An investment policy must reflect the legal restrictions set forth in federal, state, provincial and local laws as well as those established by common law and fiduciary standards. Fiduciaries, such as members of governing bodies and other key decision makers, have the responsibility to invest the system’s assets for the exclusive benefit of the participants. GFOA’s Best Practice on Governance of Public Employee Postretirement Benefits Systems should also be used as a guide in developing investment policies for defined benefit plans.

GFOA recommends that the investment policy address the elements outlined in GFOA’s Best Practice, Investment Policy. In addition, the policy should address the following elements:

  • Statement of goal, purpose, or mission: Articulate the rationale for having the policy, as well as the investment goals (e.g., to meet or exceed a certain benchmark for the overall portfolio while taking into consideration the appropriate level of risk).
  • Statement on managing risks of investments: Identify investment guidelines for investment professionals to follow (e.g., limits on holdings of individual securities and credit ratings).[4]
  • Asset allocation strategy: Identify the factors that fiduciaries should continuously monitor and review in assessing whether they are adhering to the plan’s long-term asset allocation strategy, as well as specifying the plan’s rebalancing policy;[5]
  • Liquidity of investments: Identify the process the system will take to identify its liquidity requirements, balancing the need to maintain cash flow with maximizing returns.;[6]
  • Guidelines for other investment-related service providers: Define guidelines for selection and periodic performance evaluation of professionals, such as investment consultants and custodians. Measures of evaluation may include service quality, cost, and communications.[7]
  • Investment management guidelines: Define selection criteria and manager watch list/termination guidelines, which may include criteria and procedures related to specific benchmarks for placing an investment on a watch list or terminating an investment.[8]
  • Cost management: Define expectations for evaluation of total cost and fee transparency (e.g., transaction cost, investment management fees, custodial fees, performance-based fees, and other investment-related expenses).[9]
  • Performance measurement (benchmarking) and reporting: Define measurement and reporting criteria such as the frequency of reporting and monitoring, the way external and internal parties report investment results, the evaluation process (with clear definitions of strategies); and the performance benchmarks for permissible asset classes, expectations, and criteria for investment manager performance measurement.[10]

In addition:

  • If the plan has foreign assets, identify parameters for establishing foreign currency positions and how they will be managed (e.g., a position of no more than a certain amount hedged in foreign currency).
  • If the plan has alternative investments, review GFOA’s Alternative Investment Checklist.
  • Outline the guidelines for transaction or brokerage trade transactions to avoid any real or perceived conflicts of interests and to avoid all revenue or expense sharing (soft dollar) arrangements between the plan and its service providers.

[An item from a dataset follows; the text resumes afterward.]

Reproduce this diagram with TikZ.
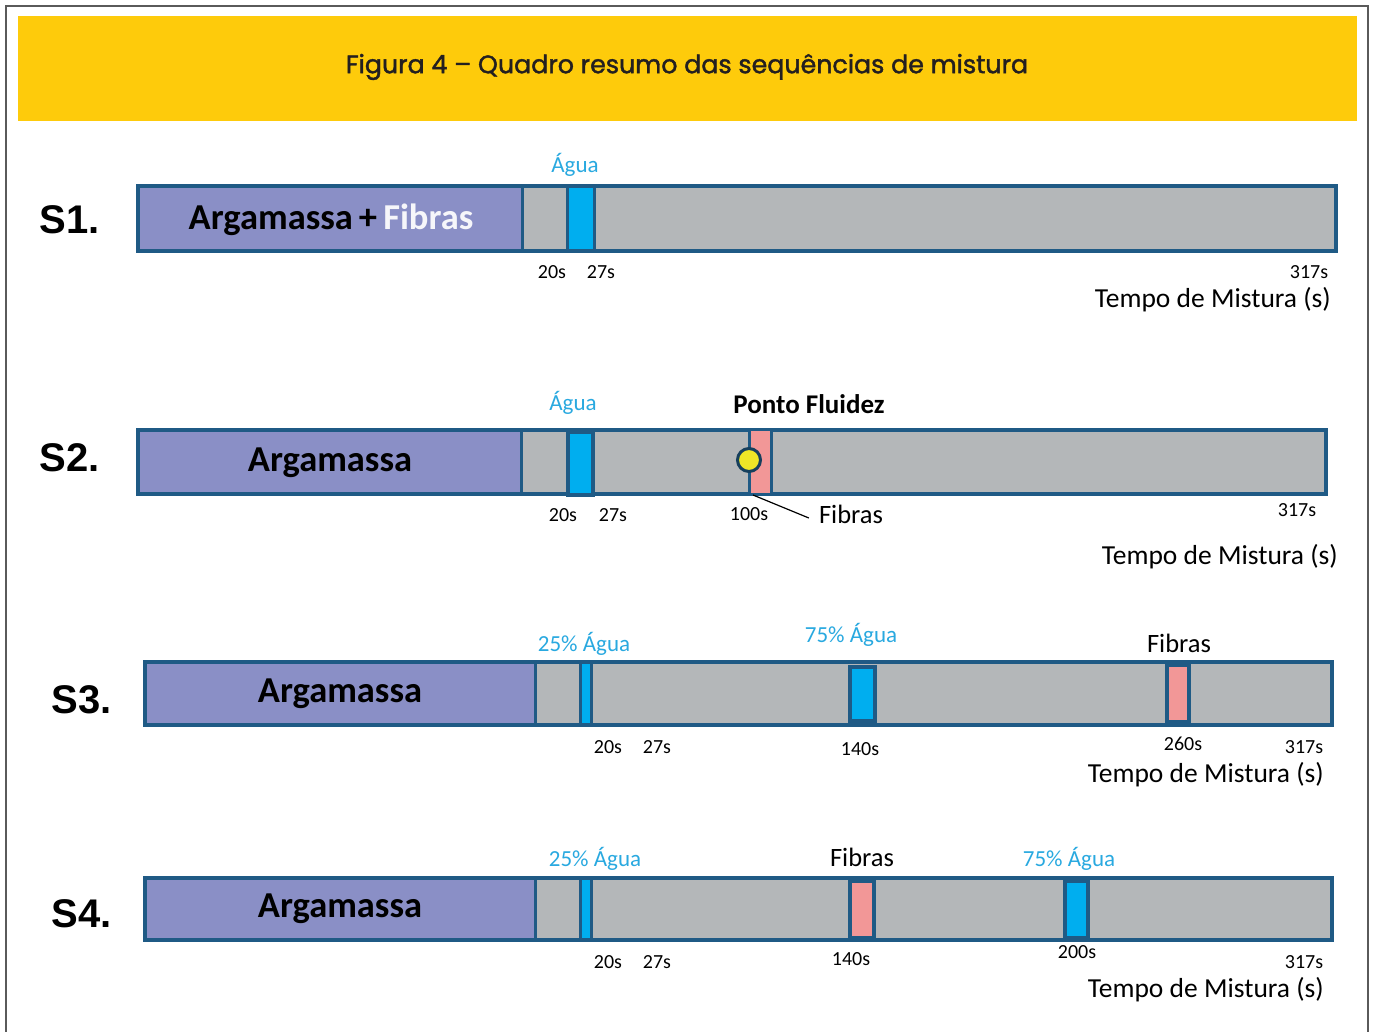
\documentclass[tikz,border=0pt]{standalone}
\usepackage{fontspec}
\setmainfont{Carlito}
\newfontfamily\arialf{Liberation Sans}
\newfontfamily\titlef[FakeBold=1.6]{Poppins}
\definecolor{bardark}{HTML}{1F5A85}
\definecolor{purplefill}{HTML}{8A8FC6}
\definecolor{grayfill}{HTML}{B4B7B9}
\definecolor{cyanfill}{HTML}{00AEEF}
\definecolor{pinkfill}{HTML}{F29797}
\definecolor{labcyan}{HTML}{29A9E0}
\definecolor{bandyellow}{HTML}{FECB0B}
\definecolor{dotyellow}{HTML}{EEE627}
\definecolor{framegray}{HTML}{5A5A5A}
\definecolor{titlegray}{HTML}{231F20}
\tikzset{
  barfill/.style={fill=grayfill},
  purp/.style={fill=purplefill},
  barline/.style={draw=bardark,line width=4pt},
  sepline/.style={draw=bardark,line width=3pt},
  cyanbox/.style={fill=cyanfill,draw=bardark,line width=3.5pt},
  pinkbox/.style={fill=pinkfill,draw=bardark,line width=3.5pt},
  slabel/.style={font=\arialf\bfseries\fontsize{40}{44}\selectfont,inner sep=0pt},
  mainlab/.style={font=\bfseries\fontsize{36.5}{40}\selectfont,inner sep=0pt},
  tick/.style={font=\fontsize{20}{22}\selectfont,inner sep=0pt},
  agua/.style={font=\fontsize{23}{25}\selectfont,text=labcyan,inner sep=0pt},
  blk/.style={font=\fontsize{26.5}{28}\selectfont,inner sep=0pt},
  axis/.style={font=\fontsize{27.5}{30}\selectfont,inner sep=0pt,anchor=east},
}
\begin{document}
\begin{tikzpicture}[x=1pt,y=-1pt]
\useasboundingbox (0,0) rectangle (1373,1032);
\fill[white] (0,0) rectangle (1373,1032);
% frame
\draw[framegray,line width=1.5pt] (6,1040) -- (6,6) -- (1368,6) -- (1368,1040);
\fill[bandyellow] (18,16) rectangle (1357,121);
\node[font=\titlef\fontsize{25.3}{28}\selectfont,text=titlegray,inner sep=0pt] (title) at (687,67) {Figura 4 – Quadro resumo das sequências de mistura};

% ---------- S1 ----------
\node[slabel] (s1) at (70,220) {S1.};
\fill[barfill] (138,186) rectangle (1336,251);
\fill[purp] (138,186) rectangle (522,251);
\fill[cyanfill] (567,186) rectangle (594,251);
\draw[sepline] (522,186) -- (522,251);
\draw[sepline] (567,186) -- (567,251);
\draw[sepline] (594,186) -- (594,251);
\draw[barline] (138,186) rectangle (1336,251);
\node[mainlab] (s1arg) at (331,220) {Argamassa\,+\,\textcolor{white!92!purplefill}{Fibras}};
\node[agua] (s1agua) at (575,165) {Água};
\node[tick] (s1t20) at (552,272) {20s};
\node[tick] (s1t27) at (601,272) {27s};
\node[tick] (s1t317) at (1309,272) {317s};
\node[axis] (s1ax) at (1331,300) {Tempo de Mistura (s)};

% ---------- S2 ----------
\node[slabel] (s2) at (70,458) {S2.};
\fill[barfill] (138,430) rectangle (1326,494);
\fill[purp] (138,430) rectangle (521,494);
\draw[sepline] (521,430) -- (521,494);
\draw[barline] (138,430) rectangle (1326,494);
\draw[cyanbox] (568,432) rectangle (593,495);
\draw[pinkbox,line width=3pt] (749,429) rectangle (771,494);
\node[circle,fill=dotyellow,draw=bardark!70!black,line width=3pt,minimum size=23pt,inner sep=0pt] (dot) at (749,460) {};
\node[mainlab] (s2arg) at (330,463) {Argamassa};
\node[agua] (s2agua) at (573,403) {Água};
\node[font=\bfseries\fontsize{27}{29}\selectfont,inner sep=0pt] (pf) at (809,404) {Ponto Fluidez};
\node[tick] (s2t20) at (563,515) {20s};
\node[tick] (s2t27) at (613,515) {27s};
\node[tick] (s2t100) at (749,514) {100s};
\node[blk] (s2fib) at (851,514) {Fibras};
\coordinate (s2pinkbot) at (753,495);
\draw[line width=1.2pt] ([xshift=-10pt,yshift=-4pt]s2fib.west) -- (s2pinkbot);
\node[tick] (s2t317) at (1297,510) {317s};
\node[axis] (s2ax) at (1338,557) {Tempo de Mistura (s)};

% ---------- S3 ----------
\node[slabel] (s3) at (82,700) {S3.};
\fill[barfill] (145,662) rectangle (1332,725);
\fill[purp] (145,662) rectangle (535,725);
\fill[cyanfill] (580,662) rectangle (591,725);
\draw[sepline] (535,662) -- (535,725);
\draw[sepline] (580,662) -- (580,725);
\draw[sepline] (591,662) -- (591,725);
\draw[barline] (145,662) rectangle (1332,725);
\draw[cyanbox] (850,667) rectangle (875,721);
\draw[pinkbox] (1167,665) rectangle (1189,722);
\node[mainlab] (s3arg) at (340,694) {Argamassa};
\node[agua] (s3a25) at (584,644) {25\% Água};
\node[agua] (s3a75) at (851,635) {75\% Água};
\node[blk] (s3fib) at (1179,643) {Fibras};
\node[tick] (s3t20) at (608,747) {20s};
\node[tick] (s3t27) at (657,747) {27s};
\node[tick] (s3t140) at (860,749) {140s};
\node[tick] (s3t260) at (1183,744) {260s};
\node[tick] (s3t317) at (1304,747) {317s};
\node[axis] (s3ax) at (1324,775) {Tempo de Mistura (s)};

% ---------- S4 ----------
\node[slabel] (s4) at (82,914) {S4.};
\fill[barfill] (145,878) rectangle (1332,940);
\fill[purp] (145,878) rectangle (535,940);
\fill[cyanfill] (580,878) rectangle (591,940);
\draw[sepline] (535,878) -- (535,940);
\draw[sepline] (580,878) -- (580,940);
\draw[sepline] (591,878) -- (591,940);
\draw[barline] (145,878) rectangle (1332,940);
\draw[pinkbox] (850,881) rectangle (874,938);
\draw[cyanbox] (1065,881) rectangle (1088,938);
\node[mainlab] (s4arg) at (340,909) {Argamassa};
\node[agua] (s4a25) at (595,859) {25\% Água};
\node[blk] (s4fib) at (862,857) {Fibras};
\node[agua] (s4a75) at (1069,859) {75\% Água};
\node[tick] (s4t20) at (608,962) {20s};
\node[tick] (s4t27) at (657,962) {27s};
\node[tick] (s4t140) at (851,959) {140s};
\node[tick] (s4t200) at (1077,952) {200s};
\node[tick] (s4t317) at (1304,962) {317s};
\node[axis] (s4ax) at (1324,990) {Tempo de Mistura (s)};
\end{tikzpicture}
\end{document}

  1. One should consider the extent to which the OPEB plan is pre-funded and its funding target as defined by state law, if applicable.
  2. A fiduciary owes a duty of care and trust to a plan’s participants and beneficiaries. A fiduciary’s responsibilities include acting solely in the interest of the participants and their beneficiaries and carrying out their duties with the care, skill, prudence and diligence of a prudent person who is familiar with the matters.
  3. For discussions on due diligence process see the GFOA Best Practice, Government Relationships with Securities Dealers and the GFOA Advisory, In-Kind Asset Transfer to Defined Benefit Pension Plans.
  4. See the GFOA Best Practice, Asset Allocation for Defined Benefit Plans. If applicable, the policy may also incorporate the ways in which environmental, social, and governance principles factor into the plan’s investment process.
  5. See GFOA Resource, Alternative Investments Checklist.
  6. See GFOA Best Practice, The Role of the Actuarial Valuation Report in Plan Funding.
  7. See GFOA Advisory, Selecting Third-Party Investment Professionals for Pension Fund Assets.
  8. See GFOA Best Practice, Investment Fee Guidelines for External Management of Defined Benefit Plans.
  9. See GFOA Best Practice, Investment Fee Guidelines for External Management of Defined Benefit Plans.
  10. See GFOA Best Practice, Using Benchmarks to Assess Portfolio Risk and Return.